We have several new papers that have come out recently, both part of Lena Jaeger's dissertation.
Lena A. Jäger, Felix Engelmann, and Shravan Vasishth. Retrieval interference in reflexive processing: Experimental evidence from Mandarin, and computational modeling. Frontiers in Psychology, 6(617), 2015. [ DOI | pdf ]
Lena A. Jäger, Lena Benz, Jens Roeser, Brian W. Dillon, and Shravan Vasishth. Teasing apart retrieval and encoding interference in the processing of anaphors. Frontiers in Psychology, 6(506), 2015. [ DOI | http ]
Lena A. Jäger, Felix Engelmann, and Shravan Vasishth. Retrieval interference in reflexive processing: Experimental evidence from Mandarin, and computational modeling. Frontiers in Psychology, 6(617), 2015. [ DOI | pdf ]

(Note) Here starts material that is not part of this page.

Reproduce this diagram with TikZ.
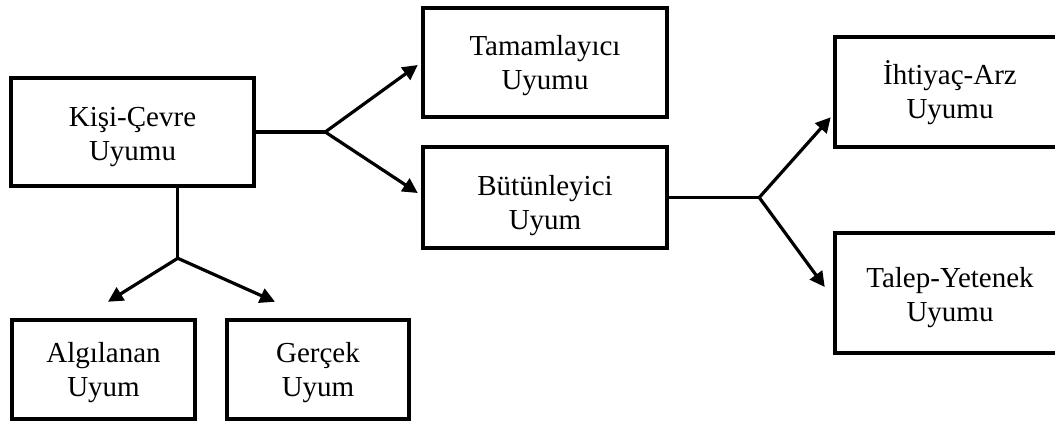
\documentclass[tikz,border=0pt]{standalone}
\usepackage{fontspec}
\setmainfont{Liberation Serif}
\usetikzlibrary{arrows.meta,calc}
% two centred lines, lowered a little inside the box
\newcommand\twolines[3][5pt]{%
  \raisebox{-#1}[\height][\depth]{\begin{tabular}{@{}c@{}}#2\\#3\end{tabular}}}
\tikzset{
  box/.style={draw, line width=4.5pt, rectangle, inner sep=0pt,
              font=\fontsize{29}{34}\selectfont},
  link/.style={line width=3.2pt},
  arrowlink/.style={link, -{Triangle[length=15pt,width=15pt]}}
}
\begin{document}
\begin{tikzpicture}[x=1pt,y=-1pt]
  \path[use as bounding box, clip] (0,0) rectangle (1055,424);

  % boxes
  \node[box, minimum width=243pt, minimum height=108pt] (kc)  at (132.5,132) {\twolines{Kişi-Çevre}{Uyumu}};
  \node[box, minimum width=244pt, minimum height=109pt] (tam) at (545,62.5)  {\twolines[3pt]{Tamamlayıcı}{Uyumu}};
  \node[box, minimum width=244pt, minimum height=101pt] (but) at (545,197.5) {\twolines[8pt]{Bütünleyici}{Uyum}};
  \node[box, minimum width=230pt, minimum height=110pt] (iht) at (950,92)    {\twolines[3pt]{İhtiyaç-Arz}{Uyumu}};
  \node[box, minimum width=230pt, minimum height=120pt] (tal) at (950,293)   {\twolines{Talep-Yetenek}{Uyumu}};
  \node[box, minimum width=183pt, minimum height=99pt]  (alg) at (103.5,369.5) {\twolines[3pt]{Algılanan}{Uyum}};
  \node[box, minimum width=182pt, minimum height=99pt]  (ger) at (318,369.5)   {\twolines[3pt]{Gerçek}{Uyum}};

  % branching points
  \coordinate (b1) at ($(kc.east)+(69,0)$);
  \coordinate (b2) at ($(but.east)+(90,0)$);
  \coordinate (kcs) at ($(kc.south west)+(169,0)$);
  \coordinate (b3) at ($(kcs)+(0,70)$);

  % Kişi-Çevre -> Tamamlayıcı / Bütünleyici
  \draw[link] (kc.east) -- (b1);
  \draw[arrowlink] (b1) -- ($(tam.west)+(-3,2.5)$);
  \draw[arrowlink] (b1) -- ($(but.west)+(-3,-4.5)$);

  % Bütünleyici -> İhtiyaç-Arz / Talep-Yetenek
  \draw[link] (but.east) -- (b2);
  \draw[arrowlink] (b2) -- ($(iht.south west)+(-2,-32)$);
  \draw[arrowlink] (b2) -- ($(tal.west)+(-8,-6)$);

  % Kişi-Çevre -> Algılanan / Gerçek
  \draw[link] (kcs) -- (b3);
  \draw[arrowlink] (b3) -- ($(alg.north)+(4.5,-16)$);
  \draw[arrowlink] (b3) -- ($(ger.north)+(-43,-16)$);
\end{tikzpicture}
\end{document}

We conducted two eye-tracking experiments investigating the processing of the Mandarin reflexive ziji in order to tease apart structurally constrained accounts from standard cue-based accounts of memory retrieval. In both experiments, we tested whether structurally inaccessible distractors that fulfill the animacy requirement of ziji influence processing times at the reflexive. In Experiment 1, we manipulated animacy of the antecedent and a structurally inaccessible distractor intervening between the antecedent and the reflexive. In conditions where the accessible antecedent mismatched the animacy cue, we found inhibitory interference whereas in antecedent-match conditions, no effect of the distractor was observed. In Experiment 2, we tested only antecedent-match configurations and manipulated locality of the reflexive-antecedent binding (Mandarin allows non-local binding). Participants were asked to hold three distractors (animate vs. inanimate nouns) in memory while reading the target sentence. We found slower reading times when animate distractors were held in memory (inhibitory interference). Moreover, we replicated the locality effect reported in previous studies. These results are incompatible with structure-based accounts. However, the cue-based ACT-R model of Lewis and Vasishth (2005) cannot explain the observed pattern either. We therefore extend the original ACT-R model and show how this model not only explains the data presented in this article, but is also able to account for previously unexplained patterns in the literature on reflexive processing.
Lena A. Jäger, Lena Benz, Jens Roeser, Brian W. Dillon, and Shravan Vasishth. Teasing apart retrieval and encoding interference in the processing of anaphors. Frontiers in Psychology, 6(506), 2015. [ DOI | http ]
Two classes of account have been proposed to explain the memory processes subserving the processing of reflexive-antecedent dependencies. Structure-based accounts assume that the retrieval of the antecedent is guided by syntactic tree-configurational information without considering other kinds of information such as gender marking in the case of English reflexives. By contrast, unconstrained cue-based retrieval assumes that all available information is used for retrieving the antecedent. Similarity-based interference effects from structurally illicit distractors which match a non-structural retrieval cue have been interpreted as evidence favoring the unconstrained cue-based retrieval account since cue-based retrieval interference from structurally illicit distractors is incompatible with the structure-based account. However, it has been argued that the observed effects do not necessarily reflect interference occurring at the moment of retrieval but might equally well be accounted for by interference occurring already at the stage of encoding or maintaining the antecedent in memory, in which case they cannot be taken as evidence against the structure-based account. We present three experiments (self-paced reading and eye-tracking) on German reflexives and Swedish reflexive and pronominal possessives in which we pit the predictions of encoding interference and cue-based retrieval interference against each other. We could not find any indication that encoding interference affects the processing ease of the reflexive-antecedent dependency formation. Thus, there is no evidence that encoding interference might be the explanation for the interference effects observed in previous work. We therefore conclude that invoking encoding interference may not be a plausible way to reconcile interference effects with a structure-based account of reflexive processing.